§ Exercise task:
Starting at the first line of the listing below, repeat each line up to and including the one containing "from matplotlib.ticker import". Leave out pictures.

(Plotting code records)
— Start —
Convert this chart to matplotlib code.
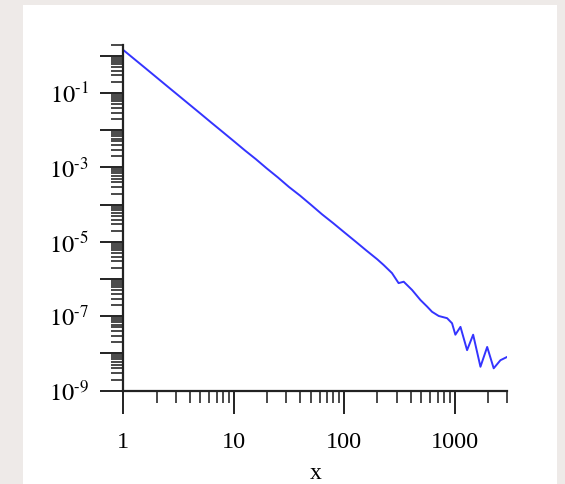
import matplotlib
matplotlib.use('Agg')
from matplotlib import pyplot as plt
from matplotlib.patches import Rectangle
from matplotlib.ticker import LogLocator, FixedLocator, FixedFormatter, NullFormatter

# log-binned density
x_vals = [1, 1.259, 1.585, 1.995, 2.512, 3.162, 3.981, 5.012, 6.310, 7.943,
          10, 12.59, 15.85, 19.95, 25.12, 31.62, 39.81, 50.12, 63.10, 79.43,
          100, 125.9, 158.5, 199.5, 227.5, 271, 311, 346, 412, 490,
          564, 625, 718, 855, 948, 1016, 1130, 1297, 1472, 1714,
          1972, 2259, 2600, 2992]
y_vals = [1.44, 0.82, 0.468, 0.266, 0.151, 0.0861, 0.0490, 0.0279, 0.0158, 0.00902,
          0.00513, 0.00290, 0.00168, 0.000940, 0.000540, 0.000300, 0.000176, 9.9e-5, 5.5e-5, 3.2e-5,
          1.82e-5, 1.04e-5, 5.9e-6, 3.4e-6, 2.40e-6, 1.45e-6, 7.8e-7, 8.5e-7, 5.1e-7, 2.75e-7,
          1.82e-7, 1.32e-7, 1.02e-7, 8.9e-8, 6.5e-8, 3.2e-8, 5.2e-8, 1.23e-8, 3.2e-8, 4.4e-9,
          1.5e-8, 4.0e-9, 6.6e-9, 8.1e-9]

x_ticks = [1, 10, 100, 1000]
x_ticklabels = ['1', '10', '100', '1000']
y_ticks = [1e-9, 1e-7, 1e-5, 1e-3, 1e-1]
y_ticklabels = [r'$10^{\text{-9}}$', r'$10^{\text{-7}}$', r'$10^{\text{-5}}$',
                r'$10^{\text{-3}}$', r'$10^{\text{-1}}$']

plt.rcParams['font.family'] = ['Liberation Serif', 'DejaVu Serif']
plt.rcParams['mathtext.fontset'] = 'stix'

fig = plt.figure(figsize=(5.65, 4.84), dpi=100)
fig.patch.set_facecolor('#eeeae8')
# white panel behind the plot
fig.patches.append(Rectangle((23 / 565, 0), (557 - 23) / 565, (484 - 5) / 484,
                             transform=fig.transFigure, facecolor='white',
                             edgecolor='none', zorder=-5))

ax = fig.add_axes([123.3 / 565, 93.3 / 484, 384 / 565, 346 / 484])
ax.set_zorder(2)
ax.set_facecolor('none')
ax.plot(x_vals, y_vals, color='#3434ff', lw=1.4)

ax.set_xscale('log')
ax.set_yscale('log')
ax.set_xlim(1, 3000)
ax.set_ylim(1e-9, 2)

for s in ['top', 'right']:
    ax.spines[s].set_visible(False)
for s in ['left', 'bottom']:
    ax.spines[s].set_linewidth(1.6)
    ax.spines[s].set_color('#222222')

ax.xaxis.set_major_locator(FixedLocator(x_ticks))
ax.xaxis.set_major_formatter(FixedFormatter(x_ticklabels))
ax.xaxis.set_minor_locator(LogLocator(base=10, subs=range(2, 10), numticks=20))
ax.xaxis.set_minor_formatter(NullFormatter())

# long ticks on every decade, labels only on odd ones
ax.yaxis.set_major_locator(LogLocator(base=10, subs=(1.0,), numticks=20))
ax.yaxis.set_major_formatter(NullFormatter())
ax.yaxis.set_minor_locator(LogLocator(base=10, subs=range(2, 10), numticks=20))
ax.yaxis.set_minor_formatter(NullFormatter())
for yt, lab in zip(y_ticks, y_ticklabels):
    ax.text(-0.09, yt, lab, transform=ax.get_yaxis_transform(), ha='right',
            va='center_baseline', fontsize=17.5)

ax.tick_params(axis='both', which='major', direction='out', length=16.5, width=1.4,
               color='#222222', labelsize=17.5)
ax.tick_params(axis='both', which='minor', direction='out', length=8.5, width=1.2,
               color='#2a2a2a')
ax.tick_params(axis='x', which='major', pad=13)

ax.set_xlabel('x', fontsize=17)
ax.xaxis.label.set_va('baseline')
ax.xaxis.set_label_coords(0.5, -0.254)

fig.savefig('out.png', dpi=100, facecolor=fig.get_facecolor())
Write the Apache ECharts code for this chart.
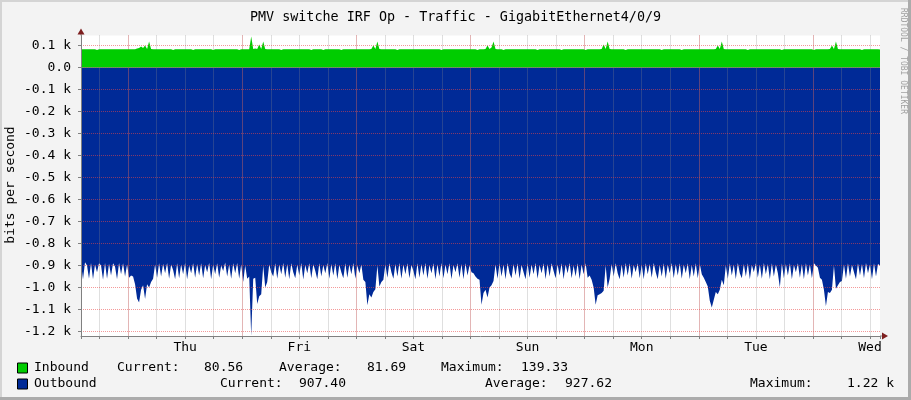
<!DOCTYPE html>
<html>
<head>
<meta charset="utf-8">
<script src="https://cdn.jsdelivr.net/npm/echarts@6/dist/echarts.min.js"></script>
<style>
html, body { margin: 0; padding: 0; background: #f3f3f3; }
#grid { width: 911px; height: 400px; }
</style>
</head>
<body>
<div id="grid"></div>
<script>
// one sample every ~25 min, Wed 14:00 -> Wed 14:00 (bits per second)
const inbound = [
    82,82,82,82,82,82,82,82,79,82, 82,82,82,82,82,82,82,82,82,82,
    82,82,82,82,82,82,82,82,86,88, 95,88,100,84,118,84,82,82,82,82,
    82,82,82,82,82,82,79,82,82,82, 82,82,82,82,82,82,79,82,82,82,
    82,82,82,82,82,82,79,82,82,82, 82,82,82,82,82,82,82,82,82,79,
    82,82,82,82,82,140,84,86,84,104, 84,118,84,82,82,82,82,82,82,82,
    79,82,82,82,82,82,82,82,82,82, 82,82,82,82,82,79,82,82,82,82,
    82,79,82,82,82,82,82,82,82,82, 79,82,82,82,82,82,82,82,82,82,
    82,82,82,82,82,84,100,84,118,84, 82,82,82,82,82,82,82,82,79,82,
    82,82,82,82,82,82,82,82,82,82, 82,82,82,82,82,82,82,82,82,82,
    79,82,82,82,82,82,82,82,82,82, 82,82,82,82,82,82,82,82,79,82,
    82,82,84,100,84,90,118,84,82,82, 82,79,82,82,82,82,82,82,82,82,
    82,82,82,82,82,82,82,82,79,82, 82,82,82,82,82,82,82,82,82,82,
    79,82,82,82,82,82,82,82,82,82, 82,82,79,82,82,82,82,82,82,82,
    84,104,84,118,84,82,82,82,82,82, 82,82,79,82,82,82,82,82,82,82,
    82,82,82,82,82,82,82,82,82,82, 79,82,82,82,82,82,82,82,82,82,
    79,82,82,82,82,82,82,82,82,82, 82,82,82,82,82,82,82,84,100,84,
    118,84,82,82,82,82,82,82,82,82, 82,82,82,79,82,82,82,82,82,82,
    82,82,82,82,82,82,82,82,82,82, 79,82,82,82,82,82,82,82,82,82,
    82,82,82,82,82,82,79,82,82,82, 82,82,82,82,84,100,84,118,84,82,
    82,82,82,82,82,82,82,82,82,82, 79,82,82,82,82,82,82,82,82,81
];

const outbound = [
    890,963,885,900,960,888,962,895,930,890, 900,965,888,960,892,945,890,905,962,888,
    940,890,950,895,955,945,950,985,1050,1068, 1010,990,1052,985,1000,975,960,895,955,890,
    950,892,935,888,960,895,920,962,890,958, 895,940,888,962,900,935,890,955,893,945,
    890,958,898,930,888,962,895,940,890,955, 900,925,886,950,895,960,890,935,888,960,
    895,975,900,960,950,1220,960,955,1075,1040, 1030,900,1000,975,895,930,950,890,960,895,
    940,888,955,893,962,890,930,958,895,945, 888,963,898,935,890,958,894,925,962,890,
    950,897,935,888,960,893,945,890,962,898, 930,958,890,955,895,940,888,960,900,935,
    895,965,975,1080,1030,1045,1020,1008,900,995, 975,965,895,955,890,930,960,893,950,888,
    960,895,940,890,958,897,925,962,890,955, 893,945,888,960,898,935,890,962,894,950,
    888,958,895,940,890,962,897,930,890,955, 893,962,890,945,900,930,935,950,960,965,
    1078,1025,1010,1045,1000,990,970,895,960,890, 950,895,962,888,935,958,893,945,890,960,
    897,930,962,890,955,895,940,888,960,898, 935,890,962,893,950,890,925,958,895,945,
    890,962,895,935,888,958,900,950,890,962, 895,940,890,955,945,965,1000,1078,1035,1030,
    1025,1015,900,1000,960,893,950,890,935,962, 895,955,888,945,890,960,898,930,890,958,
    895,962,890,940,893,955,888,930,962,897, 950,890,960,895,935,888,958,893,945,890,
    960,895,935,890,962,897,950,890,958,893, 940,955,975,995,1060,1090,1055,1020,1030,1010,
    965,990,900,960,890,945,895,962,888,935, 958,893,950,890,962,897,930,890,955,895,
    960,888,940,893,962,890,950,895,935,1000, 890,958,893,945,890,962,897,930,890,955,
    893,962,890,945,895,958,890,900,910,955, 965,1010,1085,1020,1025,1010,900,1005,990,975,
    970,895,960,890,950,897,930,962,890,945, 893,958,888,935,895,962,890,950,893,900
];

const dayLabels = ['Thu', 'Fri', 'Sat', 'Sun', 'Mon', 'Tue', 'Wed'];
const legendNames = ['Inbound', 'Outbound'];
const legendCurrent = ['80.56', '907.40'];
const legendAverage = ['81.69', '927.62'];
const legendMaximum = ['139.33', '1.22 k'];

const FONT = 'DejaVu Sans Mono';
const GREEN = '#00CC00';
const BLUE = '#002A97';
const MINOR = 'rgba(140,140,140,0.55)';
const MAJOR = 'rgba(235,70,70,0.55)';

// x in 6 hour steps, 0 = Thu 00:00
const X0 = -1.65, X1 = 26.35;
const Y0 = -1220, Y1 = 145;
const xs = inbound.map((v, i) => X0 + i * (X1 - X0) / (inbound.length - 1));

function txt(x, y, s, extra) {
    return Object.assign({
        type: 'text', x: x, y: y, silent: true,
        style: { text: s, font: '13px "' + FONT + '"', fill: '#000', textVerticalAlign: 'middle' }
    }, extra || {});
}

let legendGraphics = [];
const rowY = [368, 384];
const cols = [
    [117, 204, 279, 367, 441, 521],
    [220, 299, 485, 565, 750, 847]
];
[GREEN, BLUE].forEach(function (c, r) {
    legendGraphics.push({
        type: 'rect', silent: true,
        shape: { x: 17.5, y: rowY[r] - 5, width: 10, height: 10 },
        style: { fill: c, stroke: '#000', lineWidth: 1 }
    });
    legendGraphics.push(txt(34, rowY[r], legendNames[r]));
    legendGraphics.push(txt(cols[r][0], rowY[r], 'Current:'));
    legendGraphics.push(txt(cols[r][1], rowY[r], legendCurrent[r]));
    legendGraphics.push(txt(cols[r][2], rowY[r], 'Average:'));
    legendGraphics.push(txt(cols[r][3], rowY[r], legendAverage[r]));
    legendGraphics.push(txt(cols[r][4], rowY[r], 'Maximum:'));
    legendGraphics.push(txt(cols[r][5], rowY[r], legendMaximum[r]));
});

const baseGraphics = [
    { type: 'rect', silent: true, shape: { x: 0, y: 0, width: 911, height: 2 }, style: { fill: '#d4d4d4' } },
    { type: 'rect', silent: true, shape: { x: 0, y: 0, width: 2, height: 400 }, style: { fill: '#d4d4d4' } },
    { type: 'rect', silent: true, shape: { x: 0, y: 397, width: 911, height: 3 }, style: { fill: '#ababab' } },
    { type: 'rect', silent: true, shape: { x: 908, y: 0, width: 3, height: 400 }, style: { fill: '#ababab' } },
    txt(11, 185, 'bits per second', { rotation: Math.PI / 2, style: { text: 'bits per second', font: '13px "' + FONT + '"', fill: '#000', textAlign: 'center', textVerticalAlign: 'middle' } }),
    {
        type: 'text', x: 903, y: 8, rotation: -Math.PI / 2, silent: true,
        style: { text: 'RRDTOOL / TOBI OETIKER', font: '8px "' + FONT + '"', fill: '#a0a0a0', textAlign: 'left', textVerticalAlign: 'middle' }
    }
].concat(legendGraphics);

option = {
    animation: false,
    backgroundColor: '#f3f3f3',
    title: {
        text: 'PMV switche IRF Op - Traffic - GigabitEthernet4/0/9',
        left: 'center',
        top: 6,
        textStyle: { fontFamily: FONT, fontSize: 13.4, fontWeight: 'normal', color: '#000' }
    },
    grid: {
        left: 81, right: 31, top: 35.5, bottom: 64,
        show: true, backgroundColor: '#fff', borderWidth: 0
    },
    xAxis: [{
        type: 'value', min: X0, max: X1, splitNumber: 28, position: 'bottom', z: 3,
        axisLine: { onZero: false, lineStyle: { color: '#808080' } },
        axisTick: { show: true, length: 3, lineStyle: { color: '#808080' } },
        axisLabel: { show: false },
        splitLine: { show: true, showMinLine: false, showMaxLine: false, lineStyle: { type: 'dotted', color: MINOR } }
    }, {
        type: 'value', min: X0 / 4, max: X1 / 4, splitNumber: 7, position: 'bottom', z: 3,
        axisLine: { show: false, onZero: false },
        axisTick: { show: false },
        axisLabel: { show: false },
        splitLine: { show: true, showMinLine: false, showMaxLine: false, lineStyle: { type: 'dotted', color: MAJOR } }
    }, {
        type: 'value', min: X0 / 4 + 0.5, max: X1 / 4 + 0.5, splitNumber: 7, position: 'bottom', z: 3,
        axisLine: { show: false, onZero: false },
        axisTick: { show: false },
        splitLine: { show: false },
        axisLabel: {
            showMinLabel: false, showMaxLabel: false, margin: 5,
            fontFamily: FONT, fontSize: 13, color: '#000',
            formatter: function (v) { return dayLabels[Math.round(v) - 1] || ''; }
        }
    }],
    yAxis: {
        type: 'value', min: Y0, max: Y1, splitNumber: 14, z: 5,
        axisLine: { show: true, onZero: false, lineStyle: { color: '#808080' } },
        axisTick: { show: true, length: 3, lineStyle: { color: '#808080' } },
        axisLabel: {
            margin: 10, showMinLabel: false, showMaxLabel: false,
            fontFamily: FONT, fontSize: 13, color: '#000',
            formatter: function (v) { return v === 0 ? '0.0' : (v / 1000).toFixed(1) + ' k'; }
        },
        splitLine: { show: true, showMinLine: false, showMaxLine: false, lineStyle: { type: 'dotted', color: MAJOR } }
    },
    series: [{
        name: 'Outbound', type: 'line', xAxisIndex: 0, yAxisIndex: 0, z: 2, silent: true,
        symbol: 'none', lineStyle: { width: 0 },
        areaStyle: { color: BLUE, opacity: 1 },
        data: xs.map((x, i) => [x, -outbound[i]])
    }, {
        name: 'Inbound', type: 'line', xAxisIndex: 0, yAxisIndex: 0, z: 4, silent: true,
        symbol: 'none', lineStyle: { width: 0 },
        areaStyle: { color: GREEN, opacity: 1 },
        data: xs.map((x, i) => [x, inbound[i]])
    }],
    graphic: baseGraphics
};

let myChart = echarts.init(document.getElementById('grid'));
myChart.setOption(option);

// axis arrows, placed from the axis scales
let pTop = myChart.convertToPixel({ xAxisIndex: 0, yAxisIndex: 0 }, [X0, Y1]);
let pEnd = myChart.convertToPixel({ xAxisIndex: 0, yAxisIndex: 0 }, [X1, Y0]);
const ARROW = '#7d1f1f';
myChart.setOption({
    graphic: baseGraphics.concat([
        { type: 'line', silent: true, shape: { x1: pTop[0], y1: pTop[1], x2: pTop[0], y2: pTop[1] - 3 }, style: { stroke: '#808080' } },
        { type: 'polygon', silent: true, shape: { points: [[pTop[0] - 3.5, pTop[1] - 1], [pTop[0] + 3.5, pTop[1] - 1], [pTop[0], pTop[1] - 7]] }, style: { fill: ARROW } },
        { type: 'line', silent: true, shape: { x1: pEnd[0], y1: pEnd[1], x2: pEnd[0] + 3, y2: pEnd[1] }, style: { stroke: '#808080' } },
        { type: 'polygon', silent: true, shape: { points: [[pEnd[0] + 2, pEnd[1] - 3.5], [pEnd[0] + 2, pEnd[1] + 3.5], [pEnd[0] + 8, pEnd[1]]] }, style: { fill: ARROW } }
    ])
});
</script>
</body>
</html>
— End —
§ Answer to the task:
Convert this chart to matplotlib code.
import matplotlib
matplotlib.use('Agg')
from matplotlib import pyplot as plt
from matplotlib.patches import Rectangle
from matplotlib.ticker import LogLocator, FixedLocator, FixedFormatter, NullFormatter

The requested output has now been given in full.